Ce mouvement d'abstention, très notable et réel, ne s'est pas accompagné là où des listes d'extrême gauche étaient présentes d'un courant significatif vers ces listes. C'est le signe que les travailleurs atteints par la désillusion sont prêts à marquer leur découragement, mais pas à traduire celle-ci en votant pour ceux qui critiquent et dénoncent la politique gouvernementale du point de vue des intérêts des travailleurs et affirment que la seule issue pour ceux-ci est la lutte, la confiance dans leurs propres forces.

Ajoutons que, pour des révolutionnaires, ces résultats ne doivent évidemment pas surprendre. Les consultations électorales sont pour nous seulement un thermomètre, un instrument qui nous renseigne sur l'état d'esprit des masses populaires. Elles sont cela et ne sont que cela.
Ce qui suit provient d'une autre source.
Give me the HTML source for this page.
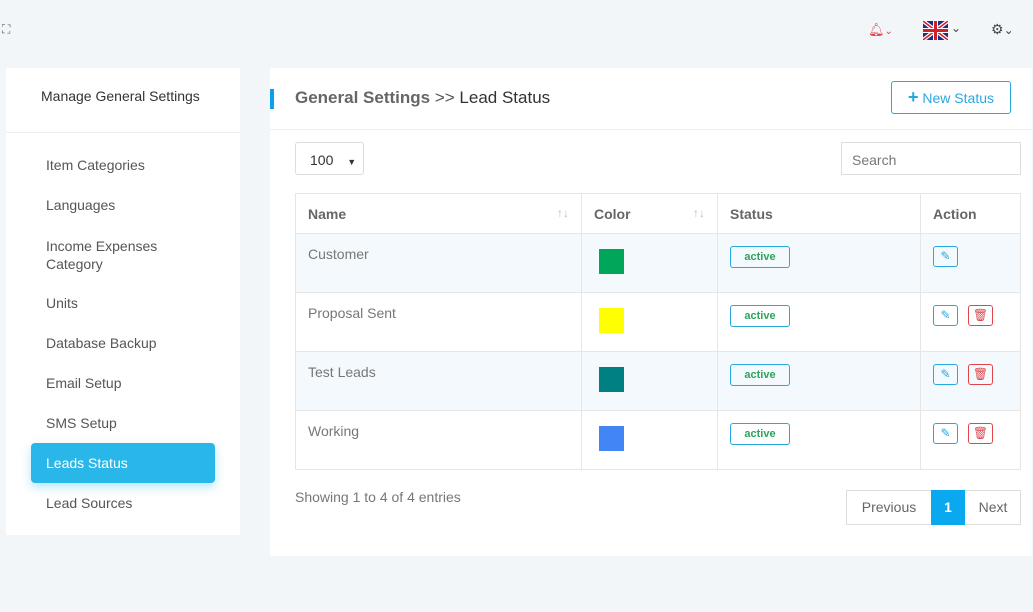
<!DOCTYPE html>
<html><head><meta charset="utf-8"><style>
*{box-sizing:border-box;margin:0;padding:0}
body{width:1033px;height:612px;background:#f3f6f9;font-family:"Liberation Sans",sans-serif;position:relative;overflow:hidden;color:#555}
.a{position:absolute}
.card{background:#fff}
.side div.it{position:absolute;left:40px;font-size:14px;color:#555}
table{border-collapse:collapse;position:absolute;left:295px;top:193px;width:726px;font-size:14px}
td,th{border:1px solid #e6e6e6;text-align:left;vertical-align:top;padding:0 12px}
th{height:40px;vertical-align:middle;color:#666;font-weight:bold;font-size:14px}
td{height:59px;padding-top:12px;color:#777}
tr.s td{background:#f3f9fc}
.sw{width:25px;height:25px;margin-top:3px;margin-left:5px}
.badge{display:inline-block;width:60px;text-align:center;border:1px solid #29a8e0;border-radius:3px;color:#2ea35a;font-size:11px;font-weight:bold;padding:4px 0}
.ic{display:inline-block;width:25px;height:21px;border:1px solid #29a8e0;border-radius:3px;margin-right:10px;color:#29a8e0;font-size:12px;text-align:center;line-height:19px}
.ic.r{border-color:#e0454a;color:#e0454a}
.sort{float:right;color:#bbb;font-weight:normal;font-size:12px}
</style></head><body>
<div class="a" style="left:2px;top:22px;font-size:12px;color:#666">⛶</div>
<div class="a" style="left:868px;top:22px;color:#e0454a;font-size:13px">🔔︎<span style="font-size:10px">⌄</span></div>
<div class="a" style="left:923px;top:21px;width:25px;height:19px;background:#1b2f80;overflow:hidden">
<svg width="25" height="19"><path d="M0 0L25 19M25 0L0 19" stroke="#fff" stroke-width="4"/><path d="M0 0L25 19M25 0L0 19" stroke="#d0202a" stroke-width="1.5"/><rect x="10" width="5" height="19" fill="#fff"/><rect y="7" width="25" height="5" fill="#fff"/><rect x="11" width="3" height="19" fill="#d0202a"/><rect y="8" width="25" height="3" fill="#d0202a"/></svg></div>
<div class="a" style="left:951px;top:21px;font-size:12px;color:#444">⌄</div>
<div class="a" style="left:991px;top:21px;font-size:14px;color:#444">⚙<span style="font-size:12px">⌄</span></div>

<div class="a card side" style="left:6px;top:68px;width:234px;height:467px">
<div class="a" style="left:35px;top:20px;font-size:14px;color:#333">Manage General Settings</div>
<div class="a" style="left:0;top:64px;width:234px;border-top:1px solid #eee"></div>
<div class="it" style="top:89px">Item Categories</div>
<div class="it" style="top:129px">Languages</div>
<div class="it" style="top:169px;line-height:18px">Income Expenses<br>Category</div>
<div class="it" style="top:227px">Units</div>
<div class="it" style="top:267px">Database Backup</div>
<div class="it" style="top:307px">Email Setup</div>
<div class="it" style="top:347px">SMS Setup</div>
<div class="a" style="left:25px;top:375px;width:184px;height:40px;background:#29b6e8;border-radius:4px;box-shadow:0 4px 10px rgba(41,182,232,.35)"></div>
<div class="it" style="top:387px;color:#fff">Leads Status</div>
<div class="it" style="top:427px">Lead Sources</div>
</div>

<div class="a card" style="left:270px;top:68px;width:762px;height:488px"></div>
<div class="a" style="left:270px;top:89px;width:4px;height:20px;background:#0aa0ee"></div>
<div class="a" style="left:295px;top:88px;font-size:17px;color:#555"><span style="font-weight:bold;color:#666">General Settings</span> &gt;&gt; <span style="color:#333">Lead Status</span></div>
<div class="a" style="left:891px;top:81px;width:120px;height:33px;border:1px solid #29a8e0;border-radius:3px;color:#29a8e0;font-size:14px;line-height:31px;text-align:center"><b style="font-size:18px">+</b> New Status</div>
<div class="a" style="left:270px;top:129px;width:762px;border-top:1px solid #eee"></div>
<div class="a" style="left:295px;top:142px;width:69px;height:33px;border:1px solid #ddd;border-radius:3px;font-size:14px;color:#333;padding:9px 0 0 14px">100 <span style="font-size:9px;margin-left:10px">▼</span></div>
<div class="a" style="left:841px;top:142px;width:180px;height:33px;border:1px solid #ddd;font-size:14px;color:#777;padding:9px 0 0 10px">Search</div>

<table>
<tr><th style="width:286px">Name<span class="sort">↑↓</span></th><th style="width:136px">Color<span class="sort">↑↓</span></th><th style="width:203px">Status</th><th>Action</th></tr>
<tr class="s"><td>Customer</td><td><div class="sw" style="background:#00a65a"></div></td><td><span class="badge">active</span></td><td><span class="ic">✎</span></td></tr>
<tr><td>Proposal Sent</td><td><div class="sw" style="background:#ffff00"></div></td><td><span class="badge">active</span></td><td><span class="ic">✎</span><span class="ic r">🗑︎</span></td></tr>
<tr class="s"><td>Test Leads</td><td><div class="sw" style="background:#008080"></div></td><td><span class="badge">active</span></td><td><span class="ic">✎</span><span class="ic r">🗑︎</span></td></tr>
<tr><td>Working</td><td><div class="sw" style="background:#4285f4"></div></td><td><span class="badge">active</span></td><td><span class="ic">✎</span><span class="ic r">🗑︎</span></td></tr>
</table>

<div class="a" style="left:295px;top:489px;font-size:14px;color:#777">Showing 1 to 4 of 4 entries</div>
<div class="a" style="left:846px;top:490px;width:175px;height:35px;border:1px solid #ddd;font-size:14px;color:#666">
<span class="a" style="left:0;top:0;width:84px;height:33px;line-height:33px;text-align:center">Previous</span>
<span class="a" style="left:84px;top:-1px;width:34px;height:35px;background:#0aa8ee;color:#fff;font-weight:bold;line-height:35px;text-align:center">1</span>
<span class="a" style="left:118px;top:0;width:56px;height:33px;line-height:33px;text-align:center">Next</span>
</div>
</body></html>
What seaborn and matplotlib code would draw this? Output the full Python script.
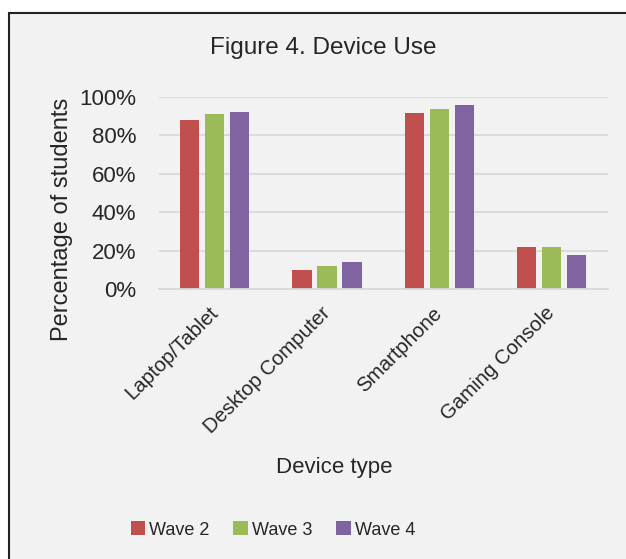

Mais c'est bien pourquoi il n'y a pas à s'étonner que le résultat de ces élections soit conforme à ce que l'on sait par ailleurs de l'état d'esprit et des réactions des travailleurs, qui sont déçus de la politique menée par le gouvernement de gauche mais ne voient pas pour autant d'autre perspective et hésitent à s'engager dans des luttes pour riposter aux attaques dont ils sont l'objet.

Ouvrir ces perspectives, amener les travailleurs à prendre confiance dans leurs propres forces, à s'engager dans les luttes qui sont pour eux la seule issue, c'est le rôle que doivent jouer aujourd'hui les révolutionnaires. C'est dans leur capacité à le jouer qu'ils pourront - et qu'ils doivent - gagner la confiance de fractions décisives de la classe ouvrière.